Mining has become more important in the last 20 years. Products like crude petroleum, salt, phosphate, iron and manganese are extracted.
Energy is no big problem in Egypt. The country is self-sufficient with petroleum, and has smaller deposits of coal and natural gas. The Aswan Dam provides most of the electric power used.
Income from the Suez Canal brings in about 2 billion US$, contributing to 5% of GNP. This source of income is slightly threatened, and could be reduced in the years to come.

Agriculture and Fishing
The Nile Valley and the delta region covers only 4% of the total land area, equalling 40,000 km², or about as much as Denmark, with 5 million inhabitants. The northern coast receives very little rain, about 200 mm yearly, but this is still far more than further south. The oases, principally to the west of the Nile, draw their water from large underground water aquifers which are remnants of an ancient course of the Nile which ran further to the west. These resources were once overestimated in government reports, and large development schemes were started. The resources will apparently not last more than 100 years, and old ambitions have been abandoned, leaving many unfinished projects behind.

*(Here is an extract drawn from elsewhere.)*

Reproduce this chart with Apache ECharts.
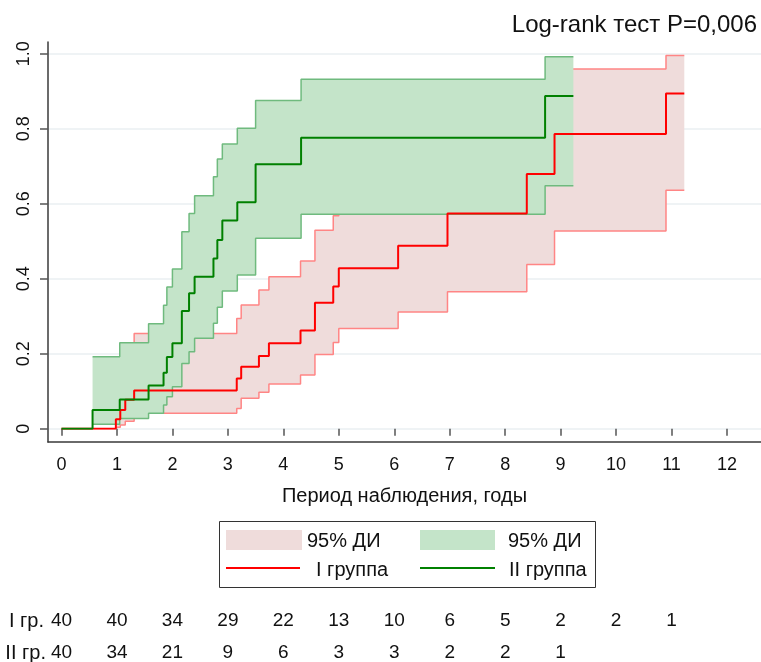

Agriculture brings in about 18% of the GNP, and employs less and less people. Even if working methods are traditional, and labour intensive, the yields are among the highest compared to the land size. This has been slightly reduced with the construction of the Aswan Dam, which has as a negative effect the fact that it does not allow the silt from the upper Nile to be transported down the river. The growth of cities has resulted in a reduction of arable land, and reclamation efforts have merely managed to keep pace with land being lost.
Egypt imports about half of its food, mostly because so much of the arable land is used for cotton production, of which Egypt is the world's largest exporter. Egypt's agriculture produces corn, sugarcane, wheat, rice, barley, millet, onions, potatoes, vegetables, mangoes, citrus fruits, figs, dates and grapes.
Fishing in Egypt plays a minor role, but its importance has increased in recent years. The level is about 5 kg fish/capita.

Militant Islamists have had a strong and negative effect on tourism to Egypt, as their violent actions have killed hundreds of innocent people and injured even more. This has had a dramatic effect on tourism in Egypt since the mid-1990's.
Tourists, however, have started to return to Egypt in the early 2000's, and the country now has about 2,5 million tourists, each spending an average of about US$1,100. This amounts to 6% of GNP.